Question

If a hyperbola has a length of its conjugate axis equal to 5 and the distance between its foci is 13, then the eccentricity of the hyperbola is:
(a).2
(b).$\dfrac{13}{6}$
(c). $\dfrac{13}{8}$
(d).$\dfrac{13}{12}$

Answer 1

Hint: First of all, we will use the standard notation to denote the length of the conjugate axis, eccentricity, transverse axis.
Our approach is to first, we will calculate the length of the transverse axis, using the length between two foci and then we calculate then eccentricity of the hyperbola.
Length of transverse axis:2a
Length of conjugate axis:2b
Eccentricity: e.
The length between the two foci:2ae.

Complete step-by-step solution:
Next, we formulate two equations from the given information.
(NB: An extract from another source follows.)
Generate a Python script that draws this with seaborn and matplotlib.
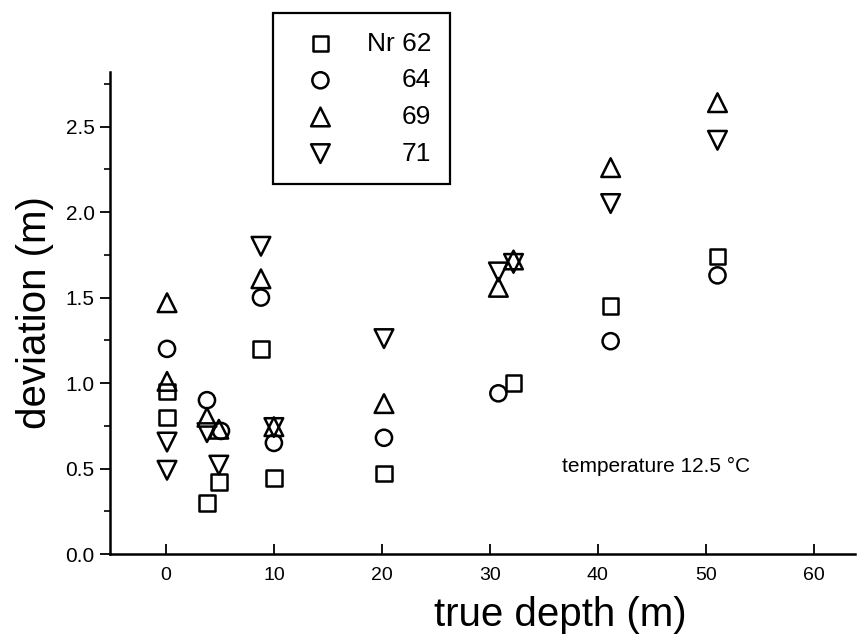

Here F and F’ are two foci, AB is a conjugate axis.
$\begin{align}
  & 2ae=13 \\
 & take\text{ both side square ,} \\
 & \text{4}{{\text{a}}^{2}}{{e}^{2}}=169 \\
 & Next\text{ we will use the fourmula for eccentricity }{{\text{e}}^{2}}=1+\dfrac{{{b}^{2}}}{{{a}^{2}}} \\
 & 4{{a}^{2}}\left( 1+\dfrac{{{b}^{2}}}{{{a}^{2}}} \right)=169 \\
 & \Rightarrow 4{{a}^{2}}+4{{b}^{2}}=169 \\
 & \Rightarrow {{a}^{2}}+{{b}^{2}}=\dfrac{169}{4} \\
\end{align}$
$\Rightarrow {{a}^{2}}+{{b}^{2}}=\dfrac{169}{4}...........................................\text{(1)}$
Next we know that,
$2b=5$
$\Rightarrow b=\dfrac{5}{2}$
$\Rightarrow {{b}^{2}}=\dfrac{25}{4}..........................................(2)$
Put the value of ${{b}^{2}}$ on the equation (1), we get,
${{a}^{2}}=\dfrac{169}{4}-\dfrac{25}{4}$
$\Rightarrow {{a}^{2}}=\dfrac{144}{4}.....................................(3)$
From (2) & (3) we got the values of “${{a}^{2}}\And {{b}^{2}}$” and use the formula of eccentricity we get ,
\[\begin{align}
  & \\
 & e=\sqrt{1+\dfrac{{{\left( \dfrac{5}{2} \right)}^{2}}}{{{\left( \dfrac{12}{2} \right)}^{2}}}} \\
 & \Rightarrow e=\sqrt{1+\dfrac{25}{144}} \\
 & \Rightarrow e=\dfrac{13}{12} \\
\end{align}\]
Hence, option (D) is correct.
We are done.

Note: First thing that you have to keep in mind the formula for the eccentricity, as if you are unable to memorize the formula, then it is going to be very tedious to prove the formula and then use it.
The next point to note is the in equation (1), when we substitute the value of “b”, in order to get “a”, we can also substitute the value of “a” in terms of “e” and find directly get the value of eccentricity.